Some think it is impossible. I think it is a possibility that a pope could be a heretic, but exceedingly unlikely, and a thing that never has happened in 2000 years. I don’t believe (in faith) that the pope could or would ever teach heresy ex cathedra and bind the Church to it (see, “On Heretical Popes,” by James V. Schall, S. J.):
Bellarmine and Suarez considered a de facto possibility of an heretical pope. They granted that the Church would have to depose him if he did not self-declare his heresy. They differed on the exact procedure that would be required. . . . Bellarmine and Suarez thought the Church, in the persons of a General Council or the assembled Cardinals would have to declare the pope a heretic and depose him.
What would it mean for your faith if it did happen? (again, not trying to score points for Protestantism, really asking).
Nothing. I already think it’s possible that a pope could personally be a heretic (though not declare the heresy ex cathedra), and the Church has thought about steps to take if it did happen. If something like this were to happen in fact, it likely already would have happened. The fact that it didn’t is a great argument for the Catholic system.
Dustin was discussing (in a perfectly acceptable way for a Protestant to inquire) all these hypotheticals: “what if this or that happened, what would the Church do / what would you think?” etc.
One can discuss a hypothetical without necessarily believing that it would ever happen.
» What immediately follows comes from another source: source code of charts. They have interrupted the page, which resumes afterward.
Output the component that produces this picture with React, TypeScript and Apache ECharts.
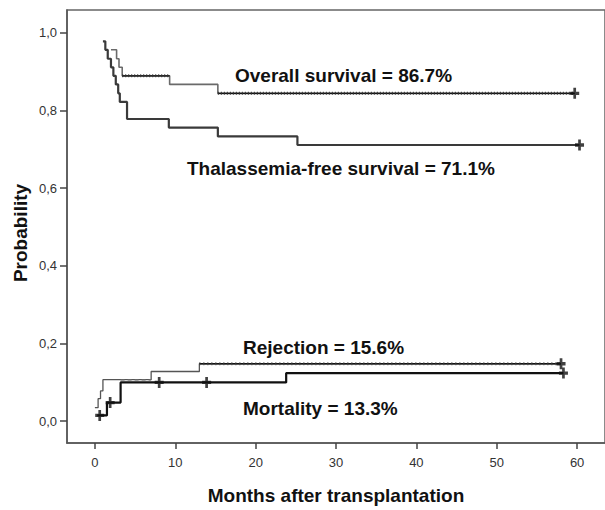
import React, { useEffect, useRef } from "react";
import * as echarts from "echarts";

// ---- data ----
const xTicks = [0, 10, 20, 30, 40, 50, 60];
const xTickLabels = ["0", "10", "20", "30", "40", "50", "60"];
const yTicks = [0, 0.2, 0.4, 0.6, 0.8, 1.0];
const yTickLabels = ["0,0", "0,2", "0,4", "0,6", "0,8", "1,0"];

// Overall survival (months, probability)
const overallT = [2.0, 2.7, 3.0, 3.4, 9.3, 15.3, 59.7];
const overallS = [0.956, 0.933, 0.911, 0.889, 0.867, 0.844, 0.844];
// Thalassemia-free survival
const thalT = [1.0, 1.3, 1.6, 2.0, 2.3, 2.6, 2.9, 3.1, 4.0, 9.2, 15.3, 25.2, 60.3];
const thalS = [0.978, 0.956, 0.933, 0.911, 0.889, 0.867, 0.844, 0.822, 0.778, 0.756, 0.733, 0.711, 0.711];
// Rejection (cumulative incidence)
const rejT = [0.0, 0.4, 0.7, 1.0, 7.0, 13.0, 58.0];
const rejS = [0.035, 0.058, 0.078, 0.107, 0.128, 0.148, 0.148];
// Mortality (cumulative incidence)
const morT = [0.3, 1.5, 3.2, 23.8, 58.3];
const morS = [0.015, 0.048, 0.1, 0.124, 0.124];

// segments drawn with the dotted (censored) texture
const overallDotA = [[3.4, 0.889], [9.3, 0.889]];
const overallDotB = [[15.3, 0.844], [59.7, 0.844]];
const rejDash = [[3.2, 0.107], [7.0, 0.107]];
const rejDot = [[13.0, 0.148], [58.0, 0.148]];

// censor marks
const overallCensor = [[59.7, 0.844]];
const thalCensor = [[60.3, 0.711]];
const rejCensor = [[58.0, 0.148]];
const morCensor = [[0.6, 0.015], [1.9, 0.048], [8.0, 0.1], [13.9, 0.1], [58.3, 0.124]];

const labels = [
  { text: "Overall survival = 86.7%", x: 235, y: 75 },
  { text: "Thalassemia-free survival = 71.1%", x: 187, y: 168 },
  { text: "Rejection = 15.6%", x: 243, y: 347 },
  { text: "Mortality = 13.3%", x: 243, y: 408 },
];

const zip = (t: number[], s: number[]) => t.map((v, i) => [v, s[i]]);
const PLUS = "path://M3.5,0 H6.5 V3.5 H10 V6.5 H6.5 V10 H3.5 V6.5 H0 V3.5 H3.5 Z";
const FONT = "'Liberation Sans', Arial, sans-serif";

export default function App() {
  const ref = useRef<HTMLDivElement>(null);
  useEffect(() => {
    if (!ref.current) return;
    const chart = echarts.init(ref.current, null, { renderer: "svg" });
    const lineS = (data: number[][], color: string, width: number, type: any = "solid", z = 2) => ({
      type: "line",
      data,
      step: "end",
      symbol: "none",
      silent: true,
      z,
      lineStyle: { color, width, type },
    });
    const plus = (data: number[][], size: number[]) => ({
      type: "scatter",
      data,
      symbol: PLUS,
      symbolSize: size,
      itemStyle: { color: "#111" },
      silent: true,
      z: 5,
    });
    chart.setOption({
      animation: false,
      backgroundColor: "#fff",
      grid: {
        left: 67,
        top: 10,
        width: 540,
        height: 438,
        show: true,
        borderColor: "#666",
        borderWidth: 1.5,
      },
      xAxis: {
        type: "value",
        min: -3.47,
        max: 63.47,
        splitLine: { show: false },
        axisLine: { show: true, onZero: false, lineStyle: { color: "#555", width: 1.5 } },
        axisTick: { show: true, customValues: xTicks, length: 6, lineStyle: { color: "#444", width: 1.5 } },
        axisLabel: {
          customValues: xTicks,
          formatter: (v: number) => xTickLabels[xTicks.indexOf(Math.round(v))] ?? "",
          color: "#333",
          fontSize: 13,
          fontFamily: FONT,
          margin: 13,
        },
        name: "Months after transplantation",
        nameLocation: "middle",
        nameGap: 43,
        nameTextStyle: { color: "#111", fontSize: 19, fontWeight: "bold", fontFamily: FONT },
      },
      yAxis: {
        type: "value",
        min: -0.056,
        max: 1.0585,
        splitLine: { show: false },
        axisLine: { show: true, onZero: false, lineStyle: { color: "#555", width: 1.5 } },
        axisTick: { show: true, customValues: yTicks, length: 7, lineStyle: { color: "#444", width: 1.5 } },
        axisLabel: {
          customValues: yTicks,
          formatter: (v: number) => {
            const i = yTicks.findIndex((t) => Math.abs(t - v) < 1e-6);
            return i >= 0 ? yTickLabels[i] : "";
          },
          color: "#333",
          fontSize: 13,
          fontFamily: FONT,
          margin: 10,
        },
      },
      graphic: [
        {
          type: "text",
          x: 20,
          y: 233,
          rotation: Math.PI / 2,
          style: {
            text: "Probability",
            fill: "#111",
            font: `bold 19px ${FONT}`,
            align: "center",
            verticalAlign: "middle",
          },
        },
        ...labels.map((l) => ({
          type: "text",
          x: l.x,
          y: l.y,
          style: {
            text: l.text,
            fill: "#111",
            font: `bold 19px ${FONT}`,
            align: "left",
            verticalAlign: "middle",
          },
        })),
      ],
      series: [
        lineS(zip(thalT, thalS), "#3a3a3a", 2.2),
        lineS(zip(overallT, overallS), "#6a6a6a", 1.6),
        lineS(overallDotA, "#111", 1.4, "solid", 3),
        lineS(overallDotA, "#333", 3, [1, 2], 3),
        lineS(overallDotB, "#111", 1.4, "solid", 3),
        lineS(overallDotB, "#333", 3, [1, 2], 3),
        lineS(zip(rejT, rejS), "#555", 1.3),
        lineS(zip(morT, morS), "#111", 2.2),
        lineS(rejDash, "#666", 1.5, [4, 3], 4),
        lineS(rejDot, "#111", 1.3, "solid", 3),
        lineS(rejDot, "#444", 3, [1, 3], 3),
        plus(overallCensor, [9, 11]),
        plus(thalCensor, [9, 11]),
        plus(rejCensor, [9, 11]),
        plus(morCensor, [9, 11]),
      ],
    });
    return () => chart.dispose();
  }, []);
  return <div ref={ref} style={{ position: "absolute", left: 0, top: 0, width: 605, height: 510 }} />;
}
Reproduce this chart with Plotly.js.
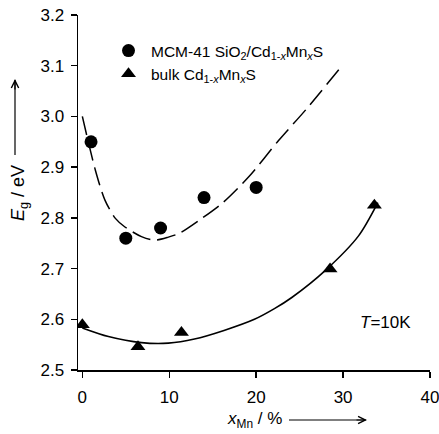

Even Paul did that in Scripture, “if Christ be not raised, we are of all men the most pitiable . . . ”
Dustin asked: “what would happen if a pope did [“teach heresy in an ex cathedra statement”]? . . . Or is this whole line of questioning considered an impossible counterfactual, like God sinning or doing the logically impossible?”
To get really philosophically heavy, at this point I would deny (in faith) that it could happen, but I don’t think it is an “impossible counterfactual” or “logically impossible” in all possible or conceivable worlds. It’s the difference between philosophy and faith. In faith, I don’t believe it ever would or could happen in fact.
But philosophy is a different epistemological system. There we can talk about sheer hypotheticals. And so I was partially doing that above, in saying that if it happened, the Church would form a council and kick out the heretic pope.